As an example of the ethanol debacle, let’s say that in 1978, we have a friend named Warren, and Warren makes a new “diet” ice cream that consumers don’t really want.

(1)Then Warren pays his buddies in government to create a law that requires other ice cream makers to blend his “diet” ice cream in about 10-15 percent of the nation’s total ice cream consumption per year.  Warren even gives his political buddies an excuse to pass the law that the public believes is good.  The reason Warren’s political buddies will use to pass the law is that this is going to help everybody lose weight and improve the nation’s health.  Warren will even pay for some studies to support the claim.

(2)Then Warren convinces his political buddies to pass a law to subsidize his “diet” ice cream so the other ice cream makers will blend it in to the nation’s ice cream.

(3)And Warren convinces his political friends to pass a government tariff to tax and essentially forbid imports from foreign companies who make the same “diet” ice cream as Warren’s at a lower cost.

(4)Warren and his buddies all make a lot of money for a long time and Warren contributes millions to both political parties for years so they can keep the game going.

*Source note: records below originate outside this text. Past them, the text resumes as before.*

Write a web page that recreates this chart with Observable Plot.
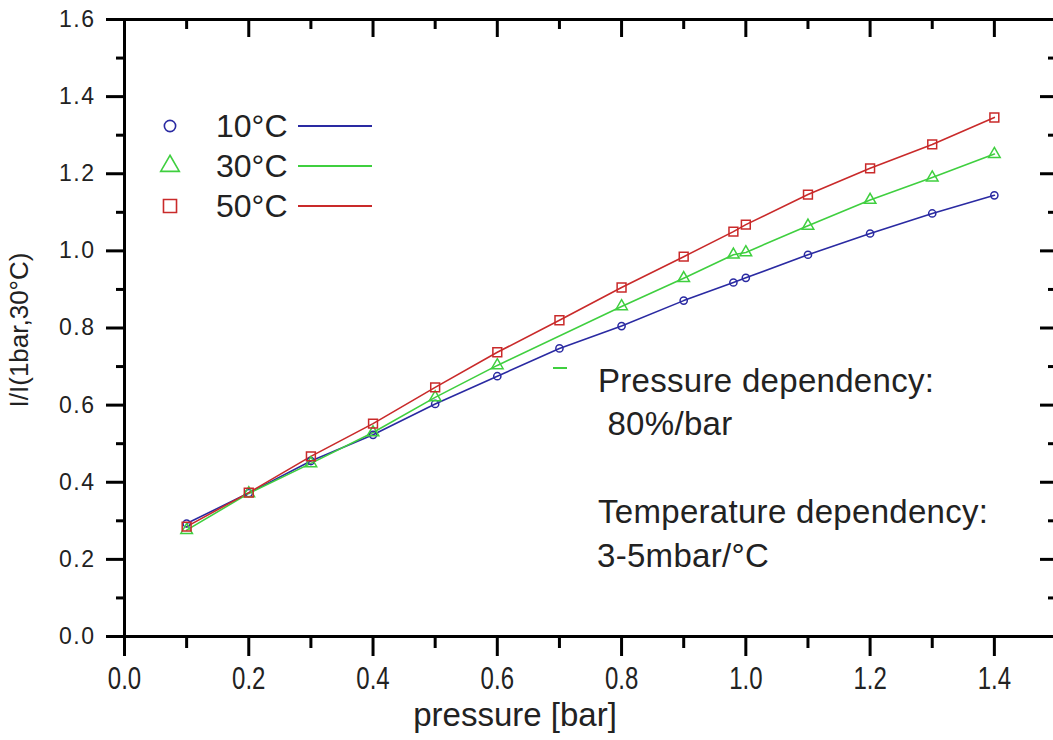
<!DOCTYPE html>
<html><head><meta charset="utf-8">
<script src="https://cdn.jsdelivr.net/npm/d3@7"></script>
<script src="https://cdn.jsdelivr.net/npm/@observablehq/plot@0.6"></script>
<style>
html,body{margin:0;padding:0;background:#fff;overflow:hidden;}
#wrap{width:1053px;height:740px;overflow:hidden;position:relative;}
#wrap svg{display:block;max-width:none !important;width:1062px !important;height:740px !important;}
</style></head><body><div id="wrap"></div>
<script>
// ---- data ----
const seriesNames = ["10°C", "30°C", "50°C"];
const seriesColors = ["#2a2aa2", "#3fcf3f", "#c92a2a"];
const seriesSymbols = ["circle", "triangle", "square"];

const pressure10 = [0.1, 0.2, 0.3, 0.4, 0.5, 0.6, 0.7, 0.8, 0.9, 0.98, 1.0, 1.1, 1.2, 1.3, 1.4];
const ratio10    = [0.293, 0.372, 0.455, 0.523, 0.603, 0.675, 0.747, 0.805, 0.871, 0.918, 0.930, 0.990, 1.045, 1.097, 1.144];

const pressure30 = [0.1, 0.2, 0.3, 0.4, 0.5, 0.6, 0.8, 0.9, 0.98, 1.0, 1.1, 1.2, 1.3, 1.4];
const ratio30    = [0.276, 0.371, 0.449, 0.529, 0.620, 0.703, 0.856, 0.929, 0.990, 0.996, 1.065, 1.132, 1.190, 1.251];

const pressure50 = [0.1, 0.2, 0.3, 0.4, 0.5, 0.6, 0.7, 0.8, 0.9, 0.98, 1.0, 1.1, 1.2, 1.3, 1.4];
const ratio50    = [0.285, 0.373, 0.467, 0.552, 0.646, 0.737, 0.820, 0.905, 0.985, 1.050, 1.068, 1.146, 1.214, 1.276, 1.346];

const xMajorTicks = [0.0, 0.2, 0.4, 0.6, 0.8, 1.0, 1.2, 1.4];
const xMinorTicks = [0.1, 0.3, 0.5, 0.7, 0.9, 1.1, 1.3];
const xTickLabels = ["0.0", "0.2", "0.4", "0.6", "0.8", "1.0", "1.2", "1.4"];
const yMajorTicks = [0.0, 0.2, 0.4, 0.6, 0.8, 1.0, 1.2, 1.4, 1.6];
const yMinorTicks = [0.1, 0.3, 0.5, 0.7, 0.9, 1.1, 1.3, 1.5];
const yTickLabels = ["0.0", "0.2", "0.4", "0.6", "0.8", "1.0", "1.2", "1.4", "1.6"];

const xTitle = "pressure [bar]";
const yTitle = "I/I(1bar,30°C)";
const noteLines = ["Pressure dependency:", " 80%/bar", "Temperature dependency:", "3-5mbar/°C"];

// ---- build table ----
const series = [
  {name: seriesNames[0], p: pressure10, v: ratio10},
  {name: seriesNames[1], p: pressure30, v: ratio30},
  {name: seriesNames[2], p: pressure50, v: ratio50}
];
const rows = series.flatMap(s => s.p.map((p, i) => ({series: s.name, pressure: p, ratio: s.v[i]})));
const colorOf = Object.fromEntries(seriesNames.map((n, i) => [n, seriesColors[i]]));
const xFmt = d => xTickLabels[xMajorTicks.indexOf(d)];
const yFmt = d => yTickLabels[yMajorTicks.indexOf(d)];

const W = 1062, H = 740;
const mL = 124, mR = 6, mT = 19, mB = 104;
const plotW = W - mL - mR, plotH = H - mT - mB;
const xDom = [0, 1.5], yDom = [0, 1.6];
const pxX = (xDom[1] - xDom[0]) / plotW;   // data units per pixel
const pxY = (yDom[1] - yDom[0]) / plotH;
const axisStyle = {stroke: "#000", strokeWidth: 3, label: null};

const marks = [
  // data lines
  ...seriesNames.map(n => Plot.line(rows.filter(r => r.series === n), {x: "pressure", y: "ratio", stroke: colorOf[n], strokeWidth: 1.6})),
  // markers
  Plot.dot(rows.filter(r => r.series === seriesNames[0]), {x: "pressure", y: "ratio", symbol: seriesSymbols[0], r: 3.6, stroke: seriesColors[0], strokeWidth: 1.5, fill: "none"}),
  Plot.dot(rows.filter(r => r.series === seriesNames[1]), {x: "pressure", y: "ratio", symbol: seriesSymbols[1], r: 4.3, stroke: seriesColors[1], strokeWidth: 1.5, fill: "none"}),
  Plot.dot(rows.filter(r => r.series === seriesNames[2]), {x: "pressure", y: "ratio", symbol: seriesSymbols[2], r: 5, stroke: seriesColors[2], strokeWidth: 1.5, fill: "none"}),
  // frame
  Plot.frame({stroke: "#000", strokeWidth: 3}),
  // bottom axis (outward)
  Plot.axisX({anchor: "bottom", ticks: xMajorTicks, tickSize: 20, tickPadding: 10, tickFormat: xFmt, ...axisStyle, fill: "#222"}),
  Plot.axisX({anchor: "bottom", ticks: xMinorTicks, tickSize: 12, text: null, ...axisStyle}),
  // left axis (outward)
  Plot.axisY({anchor: "left", ticks: yMajorTicks, tickSize: 18, tickPadding: 11, tickFormat: yFmt, ...axisStyle, fill: "#222"}),
  Plot.axisY({anchor: "left", ticks: yMinorTicks, tickSize: 8, text: null, ...axisStyle}),
  // top axis: inward ticks
  Plot.ruleX(xMajorTicks, {x: d => d, y1: yDom[1], y2: yDom[1] - 18 * pxY, stroke: "#000", strokeWidth: 3}),
  Plot.ruleX(xMinorTicks, {x: d => d, y1: yDom[1], y2: yDom[1] - 10 * pxY, stroke: "#000", strokeWidth: 3}),
  // right axis: inward ticks
  Plot.ruleY(yMajorTicks, {y: d => d, x1: xDom[1], x2: xDom[1] - 16 * pxX, stroke: "#000", strokeWidth: 3}),
  Plot.ruleY(yMinorTicks, {y: d => d, x1: xDom[1], x2: xDom[1] - 8 * pxX, stroke: "#000", strokeWidth: 3})
];

const chart = Plot.plot({
  width: W, height: H,
  marginLeft: mL, marginRight: mR, marginTop: mT, marginBottom: mB,
  style: {background: "#fff", fontFamily: "'Liberation Sans', Arial, sans-serif", maxWidth: "none"},
  x: {domain: xDom, axis: null},
  y: {domain: yDom, axis: null},
  marks
});
document.getElementById("wrap").appendChild(chart);

const svg = d3.select(chart);

// tick label styling
svg.selectAll('g[aria-label="y-axis tick label"] text')
  .style("font-size", "23px").style("letter-spacing", "1.5px")
  .style("font-family", "'Liberation Sans', Arial, sans-serif");
svg.selectAll('g[aria-label="x-axis tick label"] text').each(function() {
  const t = d3.select(this);
  t.style("font-size", "24px").style("font-family", "'Liberation Sans Narrow', 'Liberation Sans', Arial, sans-serif");
  const tr = t.attr("transform") || "";
  t.attr("transform", tr + " scale(1,1.3)");
});

// axis titles
svg.append("text").text(xTitle)
  .attr("x", 515).attr("y", 726).attr("text-anchor", "middle")
  .style("font-family", "'Liberation Sans Narrow', 'Liberation Sans', Arial, sans-serif")
  .style("font-size", "33px").attr("fill", "#222");
svg.append("text").text(yTitle)
  .attr("transform", "translate(28,330) rotate(-90)").attr("text-anchor", "middle")
  .style("font-family", "'Liberation Sans', Arial, sans-serif")
  .style("font-size", "26px").attr("fill", "#222");

// legend
const lg = svg.append("g");
const legY = [126, 166, 206];
seriesNames.forEach((n, i) => {
  const sym = [d3.symbolCircle, d3.symbolTriangle, d3.symbolSquare][i];
  const size = [100, 150, 170][i];
  lg.append("path").attr("d", d3.symbol(sym, size)()).attr("transform", `translate(170,${legY[i]})`)
    .attr("fill", "none").attr("stroke", seriesColors[i]).attr("stroke-width", 1.6);
  lg.append("text").text(n).attr("x", 216).attr("y", legY[i] + 11).attr("text-anchor", "start")
    .style("font-family", "'Liberation Sans', Arial, sans-serif").style("font-size", "32px").attr("fill", "#222");
  lg.append("line").attr("x1", 298).attr("x2", 372).attr("y1", legY[i]).attr("y2", legY[i])
    .attr("stroke", seriesColors[i]).attr("stroke-width", 2);
});

// annotation
const noteX = [598, 598, 598, 597];
const noteY = [392, 435, 523, 567];
noteLines.forEach((s, i) => {
  svg.append("text").text(s).attr("x", noteX[i]).attr("y", noteY[i]).attr("text-anchor", "start")
    .attr("xml:space", "preserve").style("white-space", "pre").style("letter-spacing", "0.3px")
    .style("font-family", "'Liberation Sans', Arial, sans-serif").style("font-size", "33px").attr("fill", "#222");
});
// small stray green dash
svg.append("line").attr("x1", 553).attr("x2", 567).attr("y1", 368).attr("y2", 368)
  .attr("stroke", seriesColors[1]).attr("stroke-width", 2);
</script>
</body></html>
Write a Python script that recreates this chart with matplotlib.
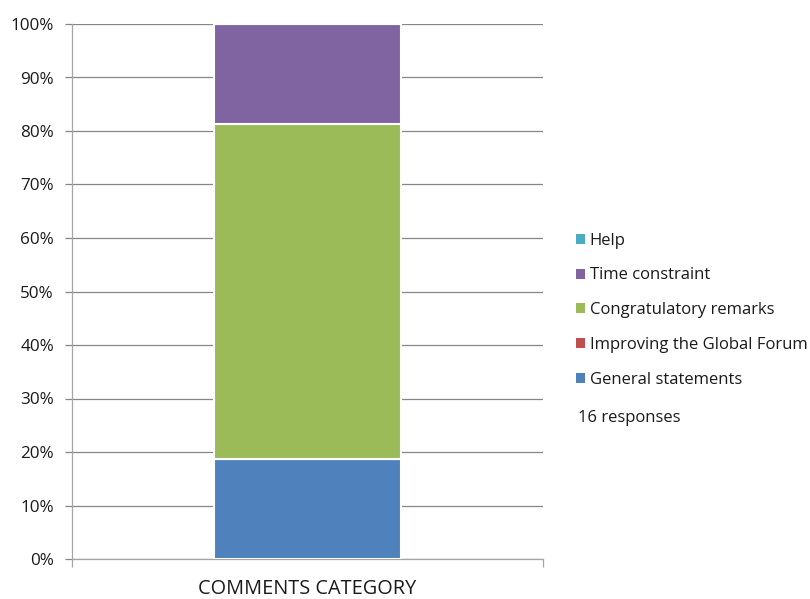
import numpy as np
import matplotlib.pyplot as plt
from matplotlib.patches import Patch
from matplotlib.ticker import PercentFormatter, MultipleLocator

# comment counts per category, bottom of the stack first
categories = ["General statements", "Improving the Global Forum",
              "Congratulatory remarks", "Time constraint", "Help"]
counts = [3, 0, 10, 3, 0]
colors = ["#4F81BD", "#C0504D", "#9BBB59", "#8064A2", "#4BACC6"]
n_responses = 16
x_label = "COMMENTS CATEGORY"

plt.rcParams["font.family"] = ["Open Sans", "DejaVu Sans"]

shares = np.array(counts) / sum(counts) * 100

fig = plt.figure(figsize=(8.1, 5.99), dpi=100)
ax = fig.add_axes([72 / 810, 1 - 559 / 599, (543 - 72) / 810, (559 - 24) / 599])

bottom = 0.0
for name, val, col in zip(categories, shares, colors):
    ax.bar(0, val, width=0.397, bottom=bottom, color=col,
           edgecolor="white", linewidth=1.5, zorder=3)
    bottom += val

ax.set_xlim(-0.5, 0.5)
ax.set_ylim(0, 100)
ax.yaxis.set_major_locator(MultipleLocator(10))
ax.yaxis.set_major_formatter(PercentFormatter(decimals=0))
ax.grid(axis="y", color="#868686", linewidth=0.9, zorder=0)

for side in ("top", "right"):
    ax.spines[side].set_visible(False)
for side in ("left", "bottom"):
    ax.spines[side].set_color("#A6A6A6")
    ax.spines[side].set_linewidth(0.9)

ax.set_xticks([-0.5, 0.5])
ax.set_xticklabels([])
ax.tick_params(axis="x", length=6, color="#A6A6A6", width=0.9)
ax.tick_params(axis="y", length=5, color="#868686", width=0.9,
               labelsize=12.3, labelcolor="#1a1a1a", pad=8)
ax.set_xlabel(x_label, fontsize=14.3, color="#1a1a1a", labelpad=5)

# legend lists the series top of stack first
handles = [Patch(facecolor=c, edgecolor="none") for c in colors][::-1]
fig.legend(handles, categories[::-1], loc="upper left",
           bbox_to_anchor=(569 / 810, 1 - 226 / 599), frameon=False,
           fontsize=12, handlelength=0.55, handleheight=0.55,
           handletextpad=0.3, labelspacing=1.13, borderaxespad=0,
           labelcolor="#1a1a1a")
fig.text(578 / 810, 1 - 418 / 599, f"{n_responses} responses",
         fontsize=12, color="#1a1a1a", va="center")

fig.savefig("out.png", dpi=100)
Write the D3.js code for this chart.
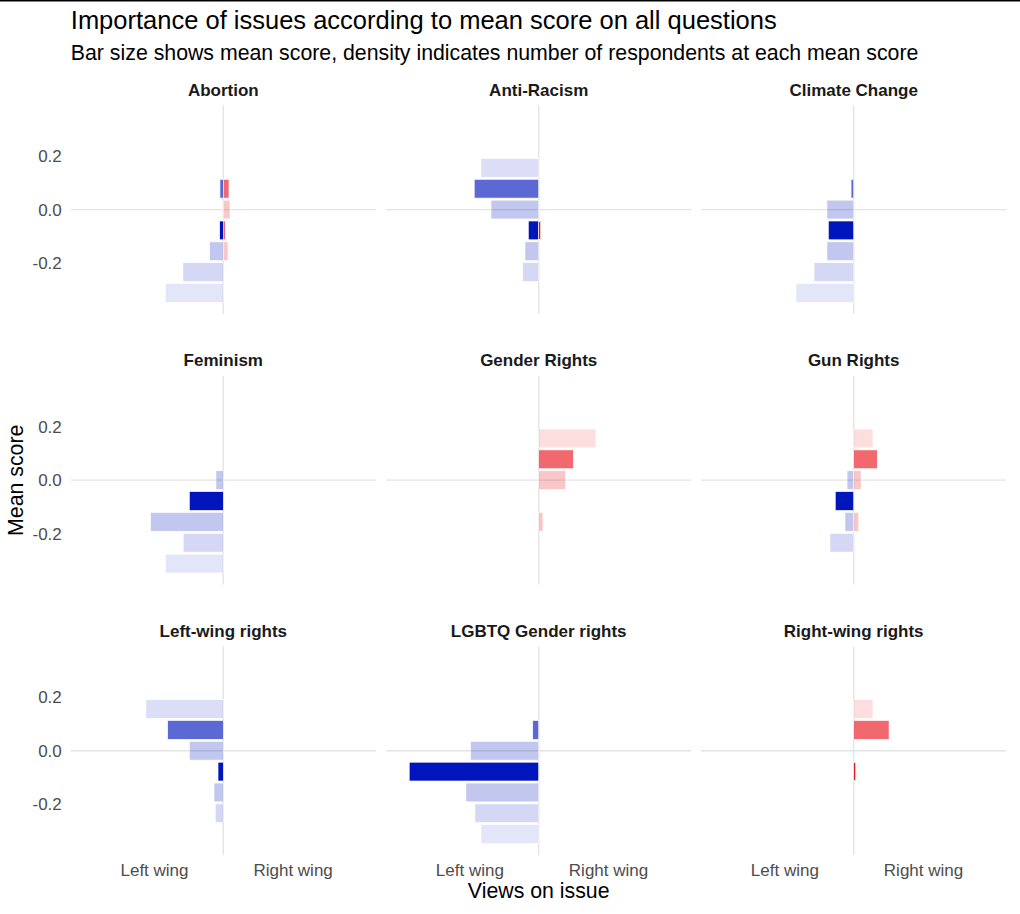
<!DOCTYPE html>
<html><head><meta charset="utf-8">
<script src="https://cdn.jsdelivr.net/npm/d3@7"></script>
<style>
body{margin:0;background:#fff}
svg{display:block}
text{font-family:"Liberation Sans",Arial,Helvetica,sans-serif}
</style>
</head><body>
<svg id="chart" width="1020" height="914"></svg>
<script>
// ---------- data ----------
const issues = ["Abortion","Anti-Racism","Climate Change","Feminism","Gender Rights","Gun Rights","Left-wing rights","LGBTQ Gender rights","Right-wing rights"];
const bins = [0.156, 0.078, 0, -0.078, -0.156, -0.234, -0.312];
const binDensity = [0.14, 0.64, 0.24, 1.0, 0.24, 0.17, 0.11];
// left-wing (negative) bar values per issue per bin, null = no bar
const leftWing = [
  [null, -0.024, null, -0.026, -0.098, -0.291, -0.418],
  [-0.416, -0.465, -0.344, -0.075, -0.099, -0.115, null],
  [null, -0.019, -0.193, -0.183, -0.193, -0.286, -0.416],
  [null, null, -0.053, -0.245, -0.524, -0.289, -0.418],
  [null, null, null, null, null, null, null],
  [null, null, -0.048, -0.133, -0.063, -0.171, null],
  [-0.558, -0.401, -0.245, -0.038, -0.067, -0.058, null],
  [null, -0.043, -0.491, -0.934, -0.525, -0.460, -0.416],
  [null, null, null, null, null, null, null]
];
// right-wing (positive) bar values per issue per bin
const rightWing = [
  [null, 0.041, 0.048, 0.012, 0.034, null, null],
  [null, null, null, 0.014, null, null, null],
  [null, null, null, null, null, null, null],
  [null, null, null, null, null, null, null],
  [0.413, 0.250, 0.195, null, 0.031, null, null],
  [0.139, 0.170, 0.053, null, 0.036, null, null],
  [null, null, null, null, null, null, null],
  [null, null, null, null, null, null, null],
  [0.139, 0.255, null, 0.014, null, null, null]
];
const yTicks = [-0.2, 0, 0.2];
const xTicks = [-0.5, 0.5];
const xTickLabels = ["Left wing", "Right wing"];
const titleText = "Importance of issues according to mean score on all questions";
const subtitleText = "Bar size shows mean score, density indicates number of respondents at each mean score";

// ---------- layout ----------
const svg = d3.select("#chart");
const panelW = 305, panelH = 208.5;
const colLeft = [70.8, 386.2, 701.2];
const rowTop = [105.3, 375.9, 646.5];
const binWidth = 0.078;
const blue = "#0015BC", red = "#E9141D";

const x = d3.scaleLinear().domain([-1.1, 1.1]).range([0, panelW]);
const y = d3.scaleLinear().domain([-0.39, 0.39]).range([panelH, 0]);
const alpha = d3.scaleLinear().domain([0, 1]).range([0, 1]);

svg.append("rect").attr("x", 0).attr("y", 0).attr("width", 1020).attr("height", 1.5).attr("fill", "#000");

svg.append("text").attr("x", 70.8).attr("y", 29).attr("font-size", 25.5).attr("fill", "#000").text(titleText);
svg.append("text").attr("x", 70.8).attr("y", 60).attr("font-size", 21.3).attr("fill", "#000").text(subtitleText);

issues.forEach((issue, i) => {
  const col = i % 3, row = Math.floor(i / 3);
  const g = svg.append("g").attr("transform", `translate(${colLeft[col]},${rowTop[row]})`);

  // strip
  g.append("text").attr("x", panelW / 2).attr("y", -9.5).attr("text-anchor", "middle")
    .attr("font-size", 17).attr("font-weight", "bold").attr("fill", "#1A1A1A").text(issue);

  // reference lines
  g.append("line").attr("x1", 0).attr("x2", panelW).attr("y1", y(0)).attr("y2", y(0))
    .attr("stroke", "#e3e3e3").attr("stroke-width", 1.3);
  g.append("line").attr("x1", x(0)).attr("x2", x(0)).attr("y1", 0).attr("y2", panelH)
    .attr("stroke", "#e3e3e3").attr("stroke-width", 1.3);

  const bars = [];
  bins.forEach((b, j) => {
    if (leftWing[i][j] !== null) bars.push({bin: b, v: leftWing[i][j], d: binDensity[j], c: blue});
    if (rightWing[i][j] !== null) bars.push({bin: b, v: rightWing[i][j], d: binDensity[j], c: red});
  });
  g.selectAll("rect.bar").data(bars).join("rect").attr("class", "bar")
    .attr("x", d => Math.min(x(0), x(d.v)))
    .attr("width", d => Math.abs(x(d.v) - x(0)))
    .attr("y", d => y(d.bin + binWidth * 0.45))
    .attr("height", d => y(d.bin - binWidth * 0.45) - y(d.bin + binWidth * 0.45))
    .attr("fill", d => d.c)
    .attr("fill-opacity", d => alpha(d.d))
    .attr("stroke", "#fff").attr("stroke-width", 0.6);

  if (col === 0) {
    const ya = g.append("g").call(d3.axisLeft(y).tickValues(yTicks).tickSize(0).tickPadding(9)
      .tickFormat(d3.format(".1f")));
    ya.select(".domain").remove();
    ya.selectAll("text").attr("font-size", 17).attr("fill", "#4D4D4D")
      .attr("font-family", "'Liberation Sans',Arial,sans-serif")
      .text(d => d3.format(".1f")(d).replace("−", "-"));
  }
  if (row === 2) {
    const xa = g.append("g").attr("transform", `translate(0,${panelH})`)
      .call(d3.axisBottom(x).tickValues(xTicks).tickSize(0).tickPadding(9)
        .tickFormat((d, k) => xTickLabels[k]));
    xa.select(".domain").remove();
    xa.selectAll("text").attr("font-size", 17).attr("fill", "#4D4D4D")
      .attr("font-family", "'Liberation Sans',Arial,sans-serif");
  }
});

svg.append("text").attr("x", 538.7).attr("y", 898).attr("text-anchor", "middle")
  .attr("font-size", 21.3).attr("fill", "#000").text("Views on issue");
svg.append("text").attr("transform", "translate(23,480.3) rotate(-90)").attr("text-anchor", "middle")
  .attr("font-size", 21.3).attr("fill", "#000").text("Mean score");
</script>
</body></html>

(5)Then other studies emerge that reveal the truth about Warren’s “diet” ice cream.  It doesn’t actually make us lose weight and improve our health.  It actually makes us gain weight and damages our health.  (Are you feeling sick, fat, and stupid yet?  I am.)  Let’s say that in this example we find another disclosure that the ingredients Warren uses in his “diet” ice cream have increased in cost because of their mandated demand.  This has increased the costs of other groceries we have been buying.

(6)So Warren’s political buddies quickly repeal the laws before things begin to heat up.  But they leave the law in place which requires other ice cream makers to blend Warren’s “diet” ice cream in about 10-15 percent of the nation’s total ice cream consumption per year.  Now the ice cream blenders will just increase the cost of ice cream to the consumer.  That’s you and I.

So after making Warren and his political buddies’ rich, and paying for all Warren’s lousy, bad tasting “diet” ice cream that we didn’t want in the first place, we’re poorer, fatter, and less healthy.   And after that, we’re still required to consume it and pay for it?  But the cost doesn’t come out of our tax dollars any more.  We all each pay directly from our pockets.  And not only does the ice cream cost more, so do the groceries.

Most people cannot be anything but disgusted and aghast with the political cronyism and abuse of powers detailed in Energy Policy.  You can’t change the past.  But what are you going to do about the future?  Your power starts with being informed.  It continues with helping to inform others about what you have learned and helping to end these abuses.